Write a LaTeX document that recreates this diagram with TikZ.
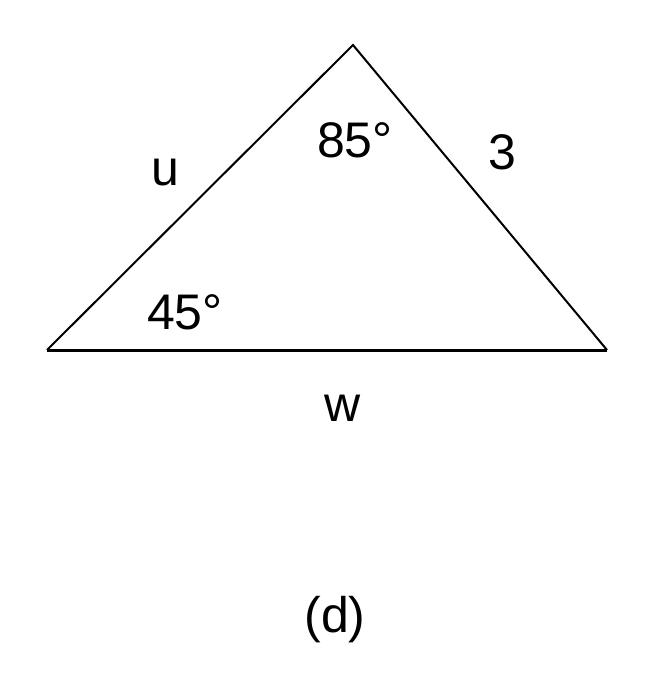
\documentclass[tikz,border=0pt]{standalone}
\usepackage{fontspec}
\setmainfont{Liberation Sans}
\begin{document}
\begin{tikzpicture}[x=1pt,y=-1pt,
  lbl/.style={anchor=base,inner sep=0pt,font=\fontsize{50}{60}\selectfont},
  edge/.style={line width=2pt,line join=miter},
  baseedge/.style={line width=3pt}]
\useasboundingbox (0,0) rectangle (654,683);
\coordinate (A) at (47,350);
\coordinate (B) at (353,45);
\coordinate (C) at (607,350);
\draw[edge] (A) -- (B) -- (C);
\draw[baseedge] (A) -- (C);
\node[lbl] (u) at (165,185) {u};
\node[lbl] (a85) at (355,157) {85°};
\node[lbl] (s3) at (502,169) {3};
\node[lbl] (a45) at (185,329) {45°};
\node[lbl] (w) at (343,421) {w};
\node[lbl] (d) at (335,632) {(d)};
\end{tikzpicture}
\end{document}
****************************************
● What is asked
Copy out each line word for word, please, skipping the images.

● Correct result
Write a LaTeX document that recreates this diagram with TikZ.
\documentclass[tikz,border=0pt]{standalone}
\usepackage{fontspec}
\setmainfont{Liberation Sans}
\begin{document}
\begin{tikzpicture}[x=1pt,y=-1pt,
  lbl/.style={anchor=base,inner sep=0pt,font=\fontsize{50}{60}\selectfont},
  edge/.style={line width=2pt,line join=miter},
  baseedge/.style={line width=3pt}]
\useasboundingbox (0,0) rectangle (654,683);
\coordinate (A) at (47,350);
\coordinate (B) at (353,45);
\coordinate (C) at (607,350);
\draw[edge] (A) -- (B) -- (C);
\draw[baseedge] (A) -- (C);
\node[lbl] (u) at (165,185) {u};
\node[lbl] (a85) at (355,157) {85°};
\node[lbl] (s3) at (502,169) {3};
\node[lbl] (a45) at (185,329) {45°};
\node[lbl] (w) at (343,421) {w};
\node[lbl] (d) at (335,632) {(d)};
\end{tikzpicture}
\end{document}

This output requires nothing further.